For the time being, it is the most irredentist trends that thrive and realists who remain isolated in the ideological shantytowns of foreign policy debates, sharing the exile from limelight with paleoconservatives and libertarians. Cold War dinosaurs like Kissinger and Scowcroft continue to be respected but their protégés don’t make the talk shows. As for Robert Gates, his position with the Obama administration is precarious due to his Republican credentials and the most likely Republican successors prefer to make noise using neocon undertones.

The Cold War forced into the academia and the intellectual elites a securitarian logic which constrained to a great extent any idealist temptations. The conclusion of what the neocons call the ‘Third World War’ brought with it the end of the convictions of a bloated realist intelligentsia. Realists have now returned to their position of general discretion and minority, having lost their less dedicated extremes to the easy peace time idealism. It is also worth keeping in mind that in times of ideological moderation – such as the era we live in – the relative difficulty in claiming distinctions in domestic policy areas, drives the ideological discourse to the foreign policy niche – among others.
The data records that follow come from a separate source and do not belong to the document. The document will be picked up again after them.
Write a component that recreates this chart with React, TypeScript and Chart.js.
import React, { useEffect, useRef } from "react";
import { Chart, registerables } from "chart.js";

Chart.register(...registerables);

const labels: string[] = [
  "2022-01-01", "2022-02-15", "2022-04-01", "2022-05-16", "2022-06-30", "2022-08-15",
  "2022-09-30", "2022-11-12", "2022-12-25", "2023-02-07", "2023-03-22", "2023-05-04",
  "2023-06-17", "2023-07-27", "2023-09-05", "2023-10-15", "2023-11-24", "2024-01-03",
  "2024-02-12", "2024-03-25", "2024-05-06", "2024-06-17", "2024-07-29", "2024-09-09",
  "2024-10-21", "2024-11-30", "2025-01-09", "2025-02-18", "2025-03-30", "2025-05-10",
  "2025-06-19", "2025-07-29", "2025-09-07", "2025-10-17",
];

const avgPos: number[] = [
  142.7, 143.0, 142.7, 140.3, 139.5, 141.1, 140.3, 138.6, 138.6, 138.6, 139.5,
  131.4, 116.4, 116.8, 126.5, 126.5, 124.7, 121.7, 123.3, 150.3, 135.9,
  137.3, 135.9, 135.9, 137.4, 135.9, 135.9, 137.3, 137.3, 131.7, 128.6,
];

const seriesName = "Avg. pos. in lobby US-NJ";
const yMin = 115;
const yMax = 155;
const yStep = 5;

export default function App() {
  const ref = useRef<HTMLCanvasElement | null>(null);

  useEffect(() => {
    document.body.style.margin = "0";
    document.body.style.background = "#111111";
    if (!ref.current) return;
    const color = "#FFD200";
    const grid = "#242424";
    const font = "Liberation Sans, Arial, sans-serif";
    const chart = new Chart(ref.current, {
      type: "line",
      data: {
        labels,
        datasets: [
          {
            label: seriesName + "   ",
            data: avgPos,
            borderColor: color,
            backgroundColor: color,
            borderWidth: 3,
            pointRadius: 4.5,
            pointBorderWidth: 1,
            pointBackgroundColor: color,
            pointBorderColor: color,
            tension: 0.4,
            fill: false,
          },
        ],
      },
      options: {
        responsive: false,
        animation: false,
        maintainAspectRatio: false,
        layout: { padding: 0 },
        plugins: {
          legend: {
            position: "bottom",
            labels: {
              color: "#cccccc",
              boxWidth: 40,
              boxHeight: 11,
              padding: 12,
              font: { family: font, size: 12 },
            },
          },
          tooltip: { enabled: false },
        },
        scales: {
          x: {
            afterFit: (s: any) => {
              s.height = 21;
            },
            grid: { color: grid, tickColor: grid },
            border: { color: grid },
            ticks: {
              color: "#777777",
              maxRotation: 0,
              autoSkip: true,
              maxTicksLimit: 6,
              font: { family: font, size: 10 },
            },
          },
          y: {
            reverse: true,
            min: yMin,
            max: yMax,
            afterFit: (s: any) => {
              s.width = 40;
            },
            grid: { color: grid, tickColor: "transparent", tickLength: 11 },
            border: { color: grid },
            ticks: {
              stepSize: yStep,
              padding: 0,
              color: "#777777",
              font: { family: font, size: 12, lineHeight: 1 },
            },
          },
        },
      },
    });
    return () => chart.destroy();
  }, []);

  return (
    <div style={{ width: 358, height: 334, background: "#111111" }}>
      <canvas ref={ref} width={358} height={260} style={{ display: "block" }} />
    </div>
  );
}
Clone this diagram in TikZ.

It is significant for instance that the Israelo-Palestinian conflict is as important as it is for the Left, given the loss of its Marxist platform with the fall of the USSR.

There are those who remain hopeful that a presidential candidate originating from the military might enact if elected a sufficient ‘imperial presidency’ to cut with the current tilt towards populism but for now this remains wishful thinking.